Неписаным, но непреложным законом войны было ободрать пленника как липку, сняв с него все, вплоть до последней рубашки. Золотые часы более всего привлекали внимание русских. Но это было не ново. Ведь еще солдаты Суворова во время Итальянской кампании 1799 года, завидя ручные или настенные часы у крестьян, тотчас изымали их, ибо то были новые для них предметы. Многие коменданты или губернаторы городов, через которые лежал путь пленников, также стремились нажиться на их несчастье. Полоцкий комендант, узнав о том, что Комо получил деньги от императрицы, предпринял обыск в его жилище и вполне мог, совершив кражу, прикончить его. Кто-то сообщил коменданту, что Комо «пишет портрет страны», иначе говоря, заметки о России. Уполномоченный офицер нагрянул с обыском и конфисковал у него все бумаги, прихватив заодно булавку от галстука, украшенную жемчужиной. «Впоследствии не было и речи ни о булавке, ни о жемчужине, ни о бумагах». Во время путешествия из Полоцка в Псков Комо отметил, что путь его пролегал по пустынной местности, усмотрев в этом намерение: «Я не следовал обычной дороге; как пишущий портрет страны, я должен был проезжать только малопосещаемыми путями». И хотя из Пскова в Санкт-Петербург он ехал уже по императорской дороге, в столице Комо чуть было не угодил в Петропавловскую крепость. Русские крестьяне, в избах которых было принято размещать военнопленных на постой, проявляли к незваным гостям откровенную враждебность. В убогих продымленных крестьянских избах пленникам приходилось сосуществовать с многочисленными их обитателями и скотом, в атмосфере угроз и оскорблений. Но, как водится, мир не без добрых людей. И у всех мемуаристов наряду с проявлениями бесчувственности и жестокости описаны и случаи сострадательного отношения к военнопленным, как правило, со стороны образованных слоев населения, помещиков и городских жителей, в особенности, дворянских женщин.

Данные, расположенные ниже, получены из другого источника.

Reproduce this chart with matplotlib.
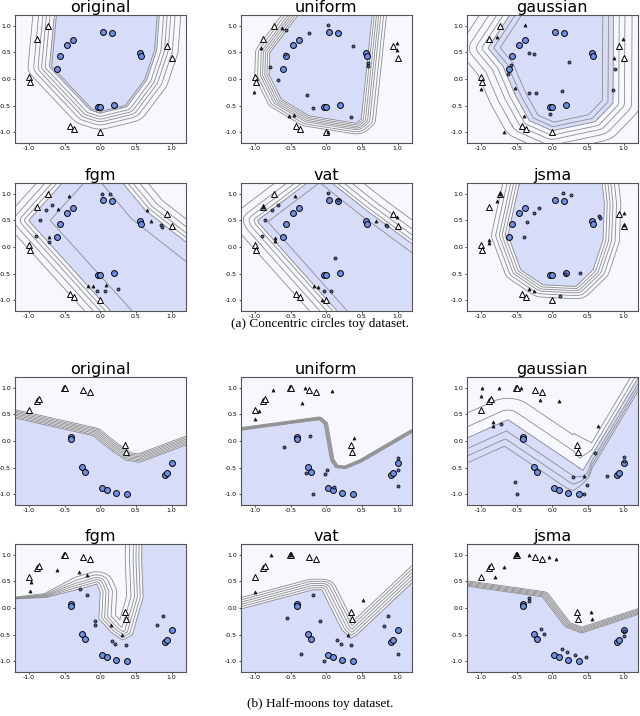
import numpy as np
import matplotlib
matplotlib.use('Agg')
import matplotlib.pyplot as plt
from matplotlib.path import Path

plt.rcParams['axes.unicode_minus'] = False

titles = ['original', 'uniform', 'gaussian', 'fgm', 'vat', 'jsma']

# --- concentric circles: clean points (same in every panel)
circ_pos = [(-0.60, 0.18), (-0.56, 0.44), (-0.46, 0.63), (-0.38, 0.73), (0.04, 0.89), (0.16, 0.87),
            (0.56, 0.49), (0.57, 0.44), (-0.03, -0.53), (0.0, -0.53), (0.19, -0.49)]
circ_neg = [(-0.73, 0.99), (-0.88, 0.75), (0.94, 0.61), (1.0, 0.39), (-1.0, 0.03), (-0.99, -0.05),
            (-0.43, -0.89), (-0.37, -0.93), (0.0, -1.0)]

# boundaries (blue side inside)
circ_orig_bnd = [(-0.60, 1.8), (-0.71, 0.23), (-0.14, -0.58), (0.0, -0.64), (0.37, -0.52), (0.65, -0.02),
                 (0.79, 0.54), (0.86, 1.8)]
circ_unif_bnd = [(-0.06, 1.8), (-0.79, 0.49), (-0.80, 0.08), (-0.63, -0.38), (-0.24, -0.69), (0.42, -0.83),
                 (0.49, -0.75), (0.69, 1.8)]
circ_gaus_bnd = [(-0.30, 1.8), (-0.90, 0.58), (-0.69, 0.24), (-0.51, -0.32), (-0.32, -0.78), (0.0, -0.97),
                 (0.60, -0.80), (0.85, -0.45), (0.86, 1.8)]
circ_fgm_bnd = [(-0.13, 1.8), (-1.0, 0.5), (-0.95, 0.42), (0.55, -1.8), (1.8, -1.8), (1.8, -0.54),
                (0.63, 0.69), (0.32, 1.19), (-0.06, 1.8)]
circ_vat_bnd = [(-0.12, 1.35), (-0.96, 0.5), (-0.94, 0.44), (0.55, -1.8), (1.8, -1.8), (1.8, -0.53),
                (0.56, 0.69), (-0.06, 1.35)]
circ_jsma_bnd = [(-0.36, 1.8), (-0.62, 0.22), (-0.44, -0.43), (-0.13, -0.71), (0.33, -0.74), (0.57, -0.43),
                 (0.71, 0.13), (0.73, 0.81), (0.65, 1.8)]

circ_orig_lv = [-0.3, -0.22, -0.16, -0.11, -0.06, 0.0, 0.03]
circ_unif_lv = [-0.2, -0.16, -0.12, -0.09, -0.06, -0.03, 0.0]
circ_gaus_lv = [-0.38, -0.26, -0.16, -0.08, 0.0, 0.07, 0.15]
circ_fgm_lv = [-0.3, -0.2, -0.12, -0.06, 0.0, 0.25]
circ_vat_lv = [-0.32, -0.2, -0.12, -0.05, 0.0, 0.12]
circ_jsma_lv = [-0.23, -0.17, -0.12, -0.08, -0.04, 0.0]

# adversarial points
circ_unif_tri = [(-0.62, 0.96), (-0.91, 0.59), (-1.01, -0.24), (-0.52, -0.70), (-0.45, -0.67), (0.03, -0.99),
                 (0.99, 0.68), (0.99, 0.55)]
circ_unif_dot = [(-0.57, 0.91), (-0.24, 0.86), (0.02, 1.01), (0.37, 0.62), (-0.58, 0.47), (-0.79, 0.23),
                 (-0.67, -0.01), (-0.27, -0.30), (-0.18, -0.55), (0.34, -0.72), (0.59, 0.30), (0.59, 0.24)]
circ_gaus_tri = [(-0.38, 1.01), (-0.78, 0.78), (-1.0, -0.18), (-0.52, -0.17), (-0.39, -0.70), (-0.67, -0.99),
                 (0.995, 0.75), (0.86, 0.39)]
circ_gaus_dot = [(-0.33, 0.49), (-0.26, 0.47), (-0.58, 0.26), (-0.62, 0.10), (0.24, 0.31), (0.88, 0.19),
                 (0.85, -0.20), (0.14, -0.23), (-0.32, -0.27), (-0.23, -0.27), (-0.03, -0.66)]
circ_fgm_tri = [(-0.44, 0.96), (-0.59, 0.71), (-0.72, 0.18), (-0.17, -0.73), (-0.10, -0.74), (0.08, -0.71),
                (0.65, 0.70), (0.71, 0.48)]
circ_fgm_dot = [(0.02, 1.0), (0.13, 1.0), (-0.68, 0.79), (-0.76, 0.70), (-0.85, 0.50), (-0.90, 0.21),
                (-0.72, 0.10), (-0.05, -0.82), (0.07, -0.82), (0.25, -0.78), (0.85, 0.41), (0.86, 0.38)]
circ_vat_tri = [(-0.44, 0.96), (-0.88, 0.75), (-0.72, 0.17), (-0.72, 0.11), (-0.17, -0.73), (-0.12, -0.75),
                (-0.06, -0.99), (0.70, 0.48), (0.99, 0.56)]
circ_vat_dot = [(0.02, 1.01), (-0.68, 0.79), (-0.76, 0.70), (-0.86, 0.50), (-0.90, 0.21), (0.12, -0.20),
                (-0.03, -0.83), (0.07, -0.82), (0.84, 0.42), (0.85, 0.39), (0.16, 0.88)]
circ_jsma_tri = [(-0.78, 0.86), (-0.89, 0.14), (-0.88, 0.07), (-0.32, -0.79), (-0.26, -0.82), (1.0, 0.63),
                 (-0.73, 0.99), (1.0, 0.41)]
circ_jsma_dot = [(0.15, 1.01), (0.26, 0.98), (-0.18, 0.74), (-0.26, 0.64), (-0.36, 0.46), (-0.40, 0.19),
                 (0.66, 0.59), (0.67, 0.55), (0.39, -0.49), (0.18, -0.51), (0.11, -0.91)]

# --- half moons: clean points
moon_pos = [(-0.41, 0.08), (-0.41, 0.03), (-0.26, -0.49), (-0.21, -0.59), (0.03, -0.875), (0.10, -0.925),
            (0.22, -0.975), (0.37, -1.0), (0.91, -0.63), (0.93, -0.60), (1.0, -0.42)]
moon_neg = [(-0.995, 0.58), (-0.88, 0.745), (-0.86, 0.78), (-0.51, 0.99), (-0.49, 0.99), (-0.245, 0.96),
            (-0.15, 0.91), (0.34, -0.08), (0.36, -0.20)]

moon_orig_bnd = [(-3, 0.97), (-1.19, 0.43), (-0.10, 0.10), (0.13, -0.15), (0.36, -0.36), (0.55, -0.40),
                 (1.19, -0.08), (3, 0.82), (3, -3), (-3, -3)]
moon_unif_bnd = [(-3, -0.13), (-1.2, 0.2), (-0.1, 0.40), (-0.03, 0.32), (0.06, -0.36), (0.13, -0.50),
                 (0.27, -0.52), (0.5, -0.39), (1.19, 0.15), (3, 1.56), (3, -3), (-3, -3)]
moon_gaus_bnd = [(-3, -1.03), (-1.2, 0.05), (-0.62, 0.40), (0.43, -0.55), (2.01, 3), (3, 3), (3, -3), (-3, -3)]
moon_fgm_bnd = [(-3, 0.1), (-1.2, 0.17), (-0.75, 0.2), (-0.25, 0.37), (-0.05, 0.45), (0.0, 0.3), (-0.02, -0.2),
                (0.15, -0.45), (0.31, -0.6), (0.45, -0.5), (0.6, 0.2), (0.58, 0.9), (0.6, 3), (3, 3),
                (3, -3), (-3, -3)]
moon_vat_bnd = [(-3, -0.66), (-1.2, -0.02), (-0.19, 0.34), (-0.06, 0.34), (0.22, -0.41), (0.34, -0.57),
                (0.43, -0.50), (1.19, 0.46), (3.2, 3), (4, 3), (4, -3), (-3, -3)]
moon_jsma_bnd = [(-3, 0.75), (-1.2, 0.41), (-0.14, 0.21), (0.18, -0.35), (0.41, -0.47), (1.18, -0.13),
                 (3, 0.67), (3, -3), (-3, -3)]

moon_orig_lv = [-0.15, -0.125, -0.1, -0.075, -0.05, -0.025, 0.0]
moon_unif_lv = [-0.05, -0.04, -0.03, -0.02, -0.01, 0.0]
moon_gaus_lv = [-0.4, -0.18, 0.0, 0.17, 0.29, 0.4]
moon_fgm_lv = [-0.23, -0.17, -0.12, -0.08, -0.04, 0.0]
moon_vat_lv = [-0.2, -0.16, -0.12, -0.08, -0.04, 0.0]
moon_jsma_lv = [-0.1, -0.08, -0.06, -0.04, -0.02, 0.0]

# how wide the contour fan is along x (1 = as levels say)
moon_gaus_spread = ([-1.2, 0.3, 0.55, 1.2], [1.0, 1.0, 0.25, 0.25])
moon_fgm_spread = ([-1.2, -0.8, -0.35, 1.2], [0.15, 0.3, 1.0, 1.0])

moon_unif_tri = [(-0.74, 0.96), (-0.30, 0.99), (0.08, 0.94), (-0.34, 0.71), (-0.94, 0.56), (-1.0, 0.42),
                 (0.39, 0.06)]
moon_unif_dot = [(-0.59, -0.12), (-0.23, 0.09), (0.01, -0.55), (-0.02, -0.62), (-0.29, -0.60), (-0.19, -0.99),
                 (0.11, -0.86), (1.0, -0.32), (1.0, -0.55), (1.0, -0.84)]
moon_gaus_tri = [(-0.98, 1.0), (-1.0, 0.85), (-0.75, 1.0), (-0.44, 1.0), (-0.17, 0.76), (0.10, 0.75),
                 (-0.83, 0.35), (-0.83, 0.29), (0.64, 0.28), (0.45, -0.66)]
moon_gaus_dot = [(-0.72, 0.31), (-0.52, -0.76), (-0.49, -1.0), (0.29, -0.67), (0.60, -0.22), (0.49, -0.83),
                 (0.45, -1.0), (0.76, -0.65), (1.0, -0.30), (1.0, -0.37)]
moon_fgm_tri = [(-0.61, 0.71), (-0.30, 0.67), (-0.18, 0.61), (-0.99, 0.32), (-0.97, 0.49), (0.15, -0.32),
                (0.31, -0.50)]
moon_fgm_dot = [(-0.29, 0.35), (-0.19, 0.24), (-0.08, -0.24), (-0.08, -0.32), (0.16, -0.61), (0.21, -0.67),
                (0.36, -0.70), (0.88, -0.15), (0.80, -0.32)]
moon_vat_tri = [(-0.78, 1.0), (-1.0, 0.30), (0.52, 0.15), (0.31, -0.50), (-0.49, 1.0)]
moon_vat_dot = [(-0.19, 0.24), (-0.55, -0.19), (-0.09, -0.24), (0.15, -0.60), (0.21, -0.68), (0.35, -0.70),
                (-0.35, -0.86), (-0.03, -1.0), (0.81, -0.34), (0.87, -0.15), (1.0, -0.86)]
moon_jsma_tri = [(-0.80, 0.58), (-0.32, 1.0), (-0.05, 0.96), (0.05, 0.91), (0.54, -0.08), (0.55, -0.20),
                 (-0.67, 0.77), (-0.50, 1.0)]
moon_jsma_dot = [(-0.32, 0.18), (-0.32, 0.14), (-0.16, -0.39), (-0.11, -0.49), (0.14, -0.77), (0.20, -0.83),
                 (0.32, -0.89), (0.47, -0.91), (1.0, -0.44), (1.0, -0.52)]

circ_panels = [
    (circ_orig_bnd, circ_orig_lv, [], [], None),
    (circ_unif_bnd, circ_unif_lv, circ_unif_tri, circ_unif_dot, None),
    (circ_gaus_bnd, circ_gaus_lv, circ_gaus_tri, circ_gaus_dot, None),
    (circ_fgm_bnd, circ_fgm_lv, circ_fgm_tri, circ_fgm_dot, None),
    (circ_vat_bnd, circ_vat_lv, circ_vat_tri, circ_vat_dot, None),
    (circ_jsma_bnd, circ_jsma_lv, circ_jsma_tri, circ_jsma_dot, None),
]
moon_panels = [
    (moon_orig_bnd, moon_orig_lv, [], [], None),
    (moon_unif_bnd, moon_unif_lv, moon_unif_tri, moon_unif_dot, None),
    (moon_gaus_bnd, moon_gaus_lv, moon_gaus_tri, moon_gaus_dot, moon_gaus_spread),
    (moon_fgm_bnd, moon_fgm_lv, moon_fgm_tri, moon_fgm_dot, moon_fgm_spread),
    (moon_vat_bnd, moon_vat_lv, moon_vat_tri, moon_vat_dot, None),
    (moon_jsma_bnd, moon_jsma_lv, moon_jsma_tri, moon_jsma_dot, None),
]

g = np.linspace(-1.2, 1.2, 301)
X, Y = np.meshgrid(g, g)


def signed_dist(poly):
    P = np.array(poly, dtype=float)
    d = np.full(X.shape, np.inf)
    for a, b in zip(P, np.roll(P, -1, axis=0)):
        vx, vy = b - a
        t = np.clip(((X - a[0]) * vx + (Y - a[1]) * vy) / (vx * vx + vy * vy), 0, 1)
        d = np.minimum(d, np.hypot(X - a[0] - t * vx, Y - a[1] - t * vy))
    inside = Path(P).contains_points(np.c_[X.ravel(), Y.ravel()]).reshape(X.shape)
    return np.where(inside, d, -d)


C_IN = '#d7ddf9'
C_OUT = '#f7f8fe'
C_LINE = '#8c8c8c'

fig = plt.figure(figsize=(6.4, 7.16), dpi=100)
W, H = 640.0, 716.0
col_left = [14.5, 240.5, 466.5]
row_top = [15, 183, 377, 544]
aw, ah = 171.5, 128


def draw(ax, panel, pos, neg, title):
    bnd, lv, tri, dot, spread = panel
    D = signed_dist(bnd)
    if spread is not None:
        D = D / np.interp(X, spread[0], spread[1])
    ax.contourf(X, Y, D, levels=[-50, 0, 50], colors=[C_OUT, C_IN])
    ax.contour(X, Y, D, levels=sorted(lv), colors=C_LINE, linewidths=0.6, linestyles='solid')
    p = np.array(pos)
    n = np.array(neg)
    ax.scatter(p[:, 0], p[:, 1], s=18, c='#6e8fe6', edgecolors='k', linewidths=0.7, zorder=3)
    ax.scatter(n[:, 0], n[:, 1], s=18, marker='^', c='white', edgecolors='k', linewidths=0.7, zorder=3)
    if len(dot):
        d = np.array(dot)
        ax.scatter(d[:, 0], d[:, 1], s=5, c='#58689a', edgecolors='k', linewidths=0.5, zorder=4)
    if len(tri):
        t = np.array(tri)
        ax.scatter(t[:, 0], t[:, 1], s=5, marker='^', c='#222222', edgecolors='k', linewidths=0.4, zorder=4)
    ax.set_xlim(-1.2, 1.2)
    ax.set_ylim(-1.2, 1.2)
    ticks = [-1.0, -0.5, 0.0, 0.5, 1.0]
    ax.set_xticks(ticks)
    ax.set_yticks(ticks)
    ax.set_xticklabels(['%.1f' % v for v in ticks])
    ax.set_yticklabels(['%.1f' % v for v in ticks])
    ax.tick_params(labelsize=4.5, length=1.5, width=0.5, pad=1)
    for s in ax.spines.values():
        s.set_color('#555555')
        s.set_linewidth(0.8)
    ax.set_title(title, fontsize=11.5, pad=1)


for k in range(12):
    r, c = k // 3, k % 3
    ax = fig.add_axes([col_left[c] / W, 1 - (row_top[r] + ah) / H, aw / W, ah / H])
    if r < 2:
        draw(ax, circ_panels[k], circ_pos, circ_neg, titles[k])
    else:
        draw(ax, moon_panels[k - 6], moon_pos, moon_neg, titles[k - 6])

fig.text(0.5, 1 - 324 / H, '(a) Concentric circles toy dataset.', ha='center', va='center',
         family='Liberation Serif', fontsize=9.5)
fig.text(0.5, 1 - 704 / H, '(b) Half-moons toy dataset.', ha='center', va='center',
         family='Liberation Serif', fontsize=9.5)

fig.savefig('out.png', dpi=100)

В заключение отметим, что изначально не предназначавшиеся к публикации и ставшие известными многие годы спустя, рассмотренные нами свидетельства французов об их пребывании в российском плену, в общем очень критичные, во многом подтвердили образ военнопленного 1812 года, сложившийся в результате многочисленных неписаных рассказов и имевший большое хождение. Французы в российском плену представали в сознании людей последующих эпох мучениками и страдальцами от жестокости властей, варварства жителей и суровости климата.